## INSTRUCTIONS FOR THE TASK
The lines to extract run from the first line of the material below to the line containing "const aucTicks = [0.5, 0.6, 0.7, 0.8, 0.9];", both included; leave the pictures behind.

[begin AVAILABLE DATA]

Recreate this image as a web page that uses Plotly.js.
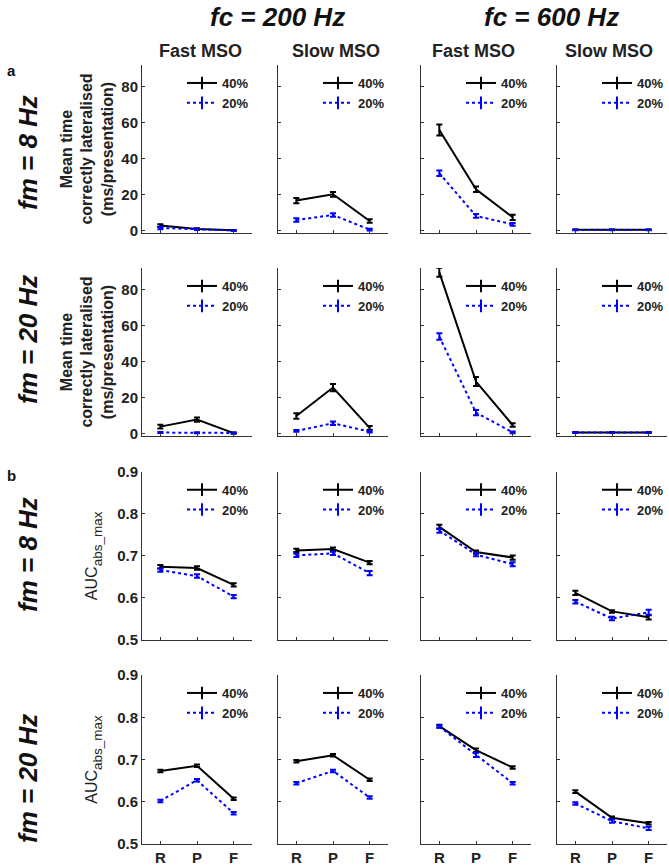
<!DOCTYPE html>
<html><head><meta charset="utf-8">
<script src="https://cdn.plot.ly/plotly-3.0.1.min.js"></script>
<style>html,body{margin:0;padding:0;background:#fff}#chart{width:669px;height:867px}</style>
</head><body><div id="chart"></div>
<script>
const categories = ['R', 'P', 'F'];
const columnTitles = ['Fast MSO', 'Slow MSO', 'Fast MSO', 'Slow MSO'];
const fcTitles = ['fc = 200 Hz', 'fc = 600 Hz'];
const rowTitles = ['fm = 8 Hz', 'fm = 20 Hz', 'fm = 8 Hz', 'fm = 20 Hz'];
const panelLetters = ['a', 'b'];
const seriesNames = ['40%', '20%'];
const timeTicks = [0, 20, 40, 60, 80];
const aucTicks = [0.5, 0.6, 0.7, 0.8, 0.9];

// columns: fc200 Fast MSO, fc200 Slow MSO, fc600 Fast MSO, fc600 Slow MSO
// a) mean time correctly lateralised (ms/presentation)
const timeFm8_40     = [[2.8, 0.9, 0.2], [16.7, 20.2, 5.4], [55.9, 23.0, 7.4], [0.5, 0.5, 0.5]];
const timeFm8_40Err  = [[0.8, 0.4, 0.2], [1.5, 1.3, 1.0], [3.0, 1.5, 1.5], [0.2, 0.2, 0.2]];
const timeFm8_20     = [[1.5, 0.7, 0.1], [5.9, 8.7, 0.6], [31.9, 8.2, 3.5], [0.4, 0.4, 0.4]];
const timeFm8_20Err  = [[0.7, 0.3, 0.1], [1.0, 1.0, 0.5], [1.5, 1.0, 0.8], [0.2, 0.2, 0.2]];
const timeFm20_40    = [[3.7, 7.6, 0.1], [9.6, 25.4, 3.0], [89.4, 28.7, 4.6], [0.5, 0.5, 0.5]];
const timeFm20_40Err = [[1.0, 1.2, 0.3], [1.5, 2.0, 1.0], [2.5, 2.5, 1.0], [0.2, 0.2, 0.2]];
const timeFm20_20    = [[0.4, 0.3, 0.2], [1.3, 5.6, 0.9], [53.7, 11.5, 0.5], [0.4, 0.4, 0.4]];
const timeFm20_20Err = [[0.3, 0.3, 0.2], [0.5, 1.0, 0.5], [1.8, 1.5, 0.5], [0.2, 0.2, 0.2]];
// b) AUC_abs_max
const aucFm8_40      = [[0.674, 0.671, 0.631], [0.713, 0.716, 0.684], [0.769, 0.709, 0.696], [0.612, 0.568, 0.554]];
const aucFm8_40Err   = [[0.004, 0.004, 0.004], [0.004, 0.004, 0.004], [0.005, 0.004, 0.005], [0.005, 0.003, 0.005]];
const aucFm8_20      = [[0.666, 0.652, 0.603], [0.701, 0.706, 0.659], [0.760, 0.703, 0.680], [0.591, 0.551, 0.566]];
const aucFm8_20Err   = [[0.004, 0.004, 0.004], [0.004, 0.004, 0.005], [0.005, 0.004, 0.005], [0.004, 0.004, 0.006]];
const aucFm20_40     = [[0.673, 0.685, 0.607], [0.696, 0.710, 0.652], [0.779, 0.722, 0.681], [0.624, 0.562, 0.549]];
const aucFm20_40Err  = [[0.003, 0.003, 0.003], [0.003, 0.003, 0.003], [0.003, 0.004, 0.003], [0.003, 0.003, 0.003]];
const aucFm20_20     = [[0.602, 0.651, 0.573], [0.644, 0.673, 0.610], [0.778, 0.711, 0.644], [0.596, 0.554, 0.537]];
const aucFm20_20Err  = [[0.003, 0.003, 0.003], [0.003, 0.003, 0.003], [0.003, 0.005, 0.003], [0.003, 0.004, 0.004]];

const rows40 = [timeFm8_40, timeFm20_40, aucFm8_40, aucFm20_40];
const rows40Err = [timeFm8_40Err, timeFm20_40Err, aucFm8_40Err, aucFm20_40Err];
const rows20 = [timeFm8_20, timeFm20_20, aucFm8_20, aucFm20_20];
const rows20Err = [timeFm8_20Err, timeFm20_20Err, aucFm8_20Err, aucFm20_20Err];

const W = 669, H = 867;
const FONT = 'Liberation Sans, Arial, sans-serif';
const INK = '#222222';
const colLeft = [142, 278, 421, 557];
const colWidth = 110;
const rowTop = [65, 268, 471.7, 675];
const rowBottom = [233, 436, 640, 844];
const yRanges = [[-1.3, 92], [-1.5, 91.8], [0.5, 0.9], [0.5, 0.9]];

const data = [];
const layout = {
  width: W, height: H,
  margin: {l: 0, r: 0, t: 0, b: 0},
  paper_bgcolor: '#fff', plot_bgcolor: '#fff',
  font: {family: FONT, color: INK},
  showlegend: true,
  annotations: []
};

for (let r = 0; r < 4; r++) {
  for (let c = 0; c < 4; c++) {
    const k = r * 4 + c + 1;
    const sfx = k === 1 ? '' : String(k);
    const xa = 'x' + sfx, ya = 'y' + sfx, lg = 'legend' + sfx;
    const styles = [
      {color: '#000000', dash: 'solid', vals: rows40[r][c], errs: rows40Err[r][c]},
      {color: '#0000ff', dash: 'dot', vals: rows20[r][c], errs: rows20Err[r][c]}
    ];
    styles.forEach((s, i) => {
      data.push({
        type: 'scatter', mode: 'lines+markers',
        x: categories, y: s.vals, name: seriesNames[i],
        xaxis: xa, yaxis: ya, legend: lg,
        line: {color: s.color, width: 2, dash: s.dash},
        marker: {symbol: 'line-ns', size: 9, color: s.color, line: {color: s.color, width: 2}},
        selectedpoints: [],
        unselected: {marker: {opacity: 0}},
        error_y: {type: 'data', array: s.errs, visible: true, color: s.color, thickness: 2, width: 3},
        hoverinfo: 'skip'
      });
    });
    const isTime = r < 2;
    layout['xaxis' + sfx] = {
      domain: [colLeft[c] / W, (colLeft[c] + colWidth) / W],
      anchor: ya, type: 'category', range: [-0.5, 2.5],
      showline: true, linecolor: '#333333', linewidth: 1,
      ticks: 'inside', ticklen: 3, tickcolor: '#333333',
      showticklabels: r === 3,
      tickfont: {family: FONT, size: 15, weight: 'bold', color: INK},
      showgrid: false, zeroline: false, fixedrange: true
    };
    const yax = {
      domain: [1 - rowBottom[r] / H, 1 - rowTop[r] / H],
      anchor: xa, range: yRanges[r],
      tickmode: 'array', tickvals: isTime ? timeTicks : aucTicks,
      showline: true, linecolor: '#333333', linewidth: 1,
      ticks: 'inside', ticklen: 3, tickcolor: '#333333',
      showticklabels: c === 0,
      tickfont: {family: FONT, size: 15, weight: 'bold', color: INK},
      showgrid: false, zeroline: false, fixedrange: true
    };
    if (c === 0) {
      yax.title = isTime
        ? {text: 'Mean time<br>correctly lateralised<br>(ms/presentation)', font: {family: FONT, size: 16, weight: 'bold', color: INK}, standoff: 3}
        : {text: 'AUC<span style="font-size:13.5px;baseline-shift:-5px">abs_max</span>', font: {family: FONT, size: 16, color: INK}, standoff: 15};
    }
    layout['yaxis' + sfx] = yax;
    layout[lg] = {
      x: (colLeft[c] + 40) / W, xanchor: 'left',
      y: 1 - (rowTop[r] + 3) / H, yanchor: 'top',
      bgcolor: 'rgba(0,0,0,0)', borderwidth: 0,
      itemsizing: 'trace',
      font: {family: FONT, size: 13, weight: 'bold', color: INK},
      itemclick: false, itemdoubleclick: false
    };
  }
}

const ann = layout.annotations;
const fcX = [277, 551];
fcTitles.forEach((t, i) => ann.push({text: t, xref: 'paper', yref: 'paper', x: fcX[i] / W, y: 1 - 17 / H, xanchor: 'center', yanchor: 'middle', showarrow: false, font: {family: FONT, size: 26, weight: 'bold', style: 'italic', color: '#111'}}));
const colX = [200, 336, 473, 609];
columnTitles.forEach((t, i) => ann.push({text: t, xref: 'paper', yref: 'paper', x: colX[i] / W, y: 1 - 51.5 / H, xanchor: 'center', yanchor: 'middle', showarrow: false, font: {family: FONT, size: 18, weight: 'bold', color: INK}}));
const rowY = [153, 340, 555, 779];
rowTitles.forEach((t, i) => ann.push({text: t, xref: 'paper', yref: 'paper', x: 28 / W, y: 1 - rowY[i] / H, xanchor: 'center', yanchor: 'middle', textangle: -90, showarrow: false, font: {family: FONT, size: 26, weight: 'bold', style: 'italic', color: '#111'}}));
const letterY = [70, 475];
panelLetters.forEach((t, i) => ann.push({text: t, xref: 'paper', yref: 'paper', x: 11 / W, y: 1 - letterY[i] / H, xanchor: 'center', yanchor: 'middle', showarrow: false, font: {family: FONT, size: 15, weight: 'bold', color: '#111'}}));

Plotly.newPlot('chart', data, layout, {staticPlot: true, displayModeBar: false});
</script>
</body></html>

[end AVAILABLE DATA]

## WRITTEN RESPONSE
Recreate this image as a web page that uses Plotly.js.
<!DOCTYPE html>
<html><head><meta charset="utf-8">
<script src="https://cdn.plot.ly/plotly-3.0.1.min.js"></script>
<style>html,body{margin:0;padding:0;background:#fff}#chart{width:669px;height:867px}</style>
</head><body><div id="chart"></div>
<script>
const categories = ['R', 'P', 'F'];
const columnTitles = ['Fast MSO', 'Slow MSO', 'Fast MSO', 'Slow MSO'];
const fcTitles = ['fc = 200 Hz', 'fc = 600 Hz'];
const rowTitles = ['fm = 8 Hz', 'fm = 20 Hz', 'fm = 8 Hz', 'fm = 20 Hz'];
const panelLetters = ['a', 'b'];
const seriesNames = ['40%', '20%'];
const timeTicks = [0, 20, 40, 60, 80];
const aucTicks = [0.5, 0.6, 0.7, 0.8, 0.9];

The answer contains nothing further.